Pour ma part, je veux pouvoir être libre de vivre et jouir comme j’en ai envie, dans des registres différents, complémentaires, en fonction de mon inspiration, des interactions et du flow du moment. Et cela n’est pas antinomique. Je peux vivre un soir un gang bang improvisé, le lendemain un duo choisi, le surlendemain un plan scénarisé. Sachant qu’une pratique n’oblige à rien. Le gang bang peut être sensuel, le duo bestial. Je peux me soumettre par choix mais aussi à l’inverse dominer et prendre les rênes dans la bienveillance. Je peux jouer avec une femme comme avec un homme, que ce soit dans une soirée libertine ou le hasard des rencontres est de mise, un plan sur mesure ou un duo choisi. Ce qui compte est l’énergie que l’on donne à l’autre, quelle que soit la configuration.

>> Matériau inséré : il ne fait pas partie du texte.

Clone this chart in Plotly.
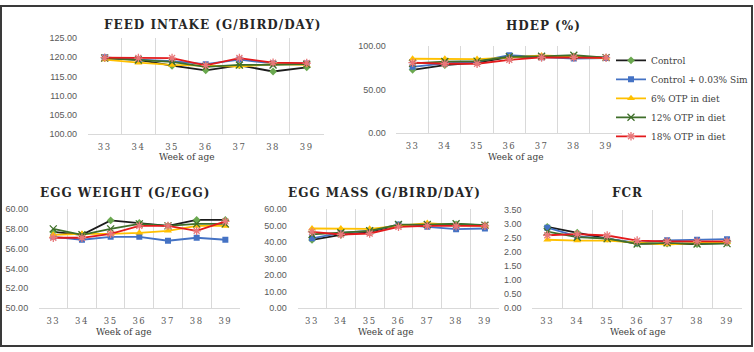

Je ne veux pas être enfermée dans une pratique, un mode de fonctionnement (même si il y a forcément des éléments récurrents et des configurations qui appellent des pratiques plus que d’autres). Je veux que le champs des possibles soit ouvert et pouvoir possiblement être surprise. Nous sommes davantage que des catégories à cocher sur notre fiche wyylde. N’oublions pas que dans libertinage, il y a liberté.